LEVI BRYANT AND THE PERFORMATIVE CONTRADICTION (10): reinforcing strong naturalism with weak naturalism

We must beware of word magic, of being dramatically misled by focusing on words to the detriment of the concepts that should be our real focus in philosophical discussion. My thesis for a while now has been that OOO and its naturalised instantiations, such as Levi Bryant’s onto-cartography, are concept-blind and in place of concepts and arguments fetishise some words and ritual phrases, preferring to fight other words rather than fighting concepts.

In the case of phenomenology for example, just because it makes use of what it calls bracketing the“natural” attitude does not mean it is anti-naturalist, au contraire! However it does mean that it is not a form of naive objectivism and that it wants in fact to subject the environing mixture of common-sensism and scientism to critical scrutiny.

In the discussions over “naturalism” we may observe a furtive shifting between an extended concept of naturalism as the suspending of transcendence, i.e. naturalism as immanence (the thesis that “there is nothing outside the world”), and a more restricted notion of naturalism as the extrapolated unifying framework of the sciences. On the extended sense of naturalism, nothing can be ruled out a priori except transcendence and transcendent causation. In this sense a naturalist could accept teleological causes, and whether we need to resort to them or not as explanatory hypotheses would be a matter of research, not of arbitrary a priori decree. Similarly, Husserl is a philosopher of immanence and the bracketing of the natura lattitude brackets out concepts and assumptions that are transcendent to this field, thus widening the domain of investigation and experimentation.

Levi Bryant’s philosophical promotion of naturalism falls foul of the Laruellian critique that it posits naturalism twice: an extended but weak sense as a synonym of immanence, and then some hodgepodge that Bryant can never decide on once and for all, containing whatever ad hoc specific hypotheses he needs at the moment of proclamation to give specific content to his metaphyical espousal of naturalism.

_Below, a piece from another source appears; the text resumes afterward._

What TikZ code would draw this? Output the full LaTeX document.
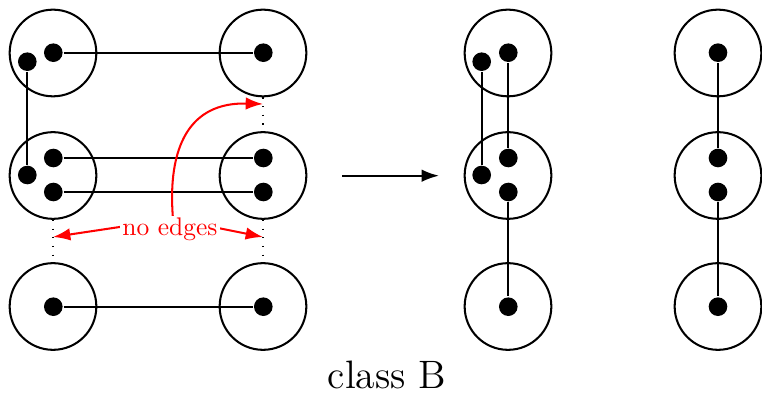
\documentclass[tikz,border=0pt]{standalone}
\usepackage{graphicx}
\usetikzlibrary{arrows.meta}
\begin{document}
\begin{tikzpicture}[x=0.3922pt,y=0.3922pt,line width=0.8pt,
  >={Latex[length=6.8pt,width=4.9pt]},
  blob/.style={draw,circle,minimum size=34pt,inner sep=0pt},
  pt/.style={fill,circle,minimum size=7.3pt,inner sep=0pt},
  dotline/.style={line width=0.5pt,dash pattern=on 0.5pt off 2.9pt},
  redarrow/.style={red,->},
  lbl/.style={fill=white,text=red,inner sep=1pt}]
\useasboundingbox (0,0) rectangle (762,396);
% circles
\node[blob] (c11) at (53,343) {};
\node[blob] (c12) at (263,343) {};
\node[blob] (c21) at (53,220.5) {};
\node[blob] (c22) at (263,220.5) {};
\node[blob] (c31) at (53,89.5) {};
\node[blob] (c32) at (263,89.5) {};
\node[blob] (d1) at (508,343) {};
\node[blob] (d2) at (508,220.5) {};
\node[blob] (d3) at (508,89.5) {};
\node[blob] (e1) at (718,343) {};
\node[blob] (e2) at (718,220.5) {};
\node[blob] (e3) at (718,89.5) {};
% dots
\node[pt] (p11a) at (53.3,343.3) {};
\node[pt] (p11b) at (27.3,334.3) {};
\node[pt] (p12) at (263.3,343.3) {};
\node[pt] (p21a) at (53.3,238) {};
\node[pt] (p21b) at (27.3,221) {};
\node[pt] (p21c) at (53.3,204) {};
\node[pt] (p22a) at (263.3,238) {};
\node[pt] (p22c) at (263.3,204) {};
\node[pt] (p31) at (53.3,89.3) {};
\node[pt] (p32) at (263.3,89.3) {};
\node[pt] (q1a) at (508.3,343.3) {};
\node[pt] (q1b) at (481.7,334.3) {};
\node[pt] (q2a) at (508.3,238) {};
\node[pt] (q2b) at (481.7,221) {};
\node[pt] (q2c) at (508.3,204) {};
\node[pt] (q3) at (508.3,89.3) {};
\node[pt] (r1) at (718,343.3) {};
\node[pt] (r2a) at (718,238) {};
\node[pt] (r2c) at (718,204) {};
\node[pt] (r3) at (718,89.3) {};
% edges
\draw (p11a) -- (p12);
\draw (p11b) -- (p21b);
\draw (p21a) -- (p22a);
\draw (p21c) -- (p22c);
\draw (p31) -- (p32);
\draw (q1b) -- (q2b);
\draw (q1a) -- (q2a);
\draw (q2c) -- (q3);
\draw (r1) -- (r2a);
\draw (r2c) -- (r3);
% dotted
\draw[dotline] (c12.south) -- (c22.north);
\draw[dotline] (c21.south) -- (c31.north);
\draw[dotline] (c22.south) -- (c32.north);
% main arrow
\coordinate (a1) at (342,220.3);
\coordinate (a2) at (439,220.3);
\draw[->] (a1) -- (a2);
% red arrows
\coordinate (o) at (173,177);
\coordinate (t1) at (53,159);
\coordinate (t2) at (263,159);
\coordinate (t3) at (263,292);
\draw[redarrow] (o) -- (t1);
\draw[redarrow] (o) -- (t2);
\draw[redarrow] (o) .. controls (167,250) and (190,294) .. (t3);
\node[lbl] (lab) at (170,166.3) {no edges};
% caption
\node[anchor=base,inner sep=0pt] (cap) at (387,7) {\scalebox{1.08}{\Large class B}};
\end{tikzpicture}
\end{document}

The strong sense of naturalism, which is in fact always changinng and ever oscillating between or combining incoherently the divergent positions of mechanism, materialism and physicalism, is somehow meant to be reinforced by the weaker more philosophical sense of naturalism, which is itself reinforced by the specific “scientific” content.

Having two forms of immanence Bryant’s naturalism can exclude a maximum of potential rivals. With weak philosophical immanence Bryant pretends he can exclude teleology in the sciences (but he can’t!) and with strong scientific immanence he purports to exclude thinkers such as Husserl and Foucault, and whoever may be the object of his ire at any given moment. But research (and here I include both philosophy and science) is not so much about demarcation and exclusion as critical investigation and experimentation.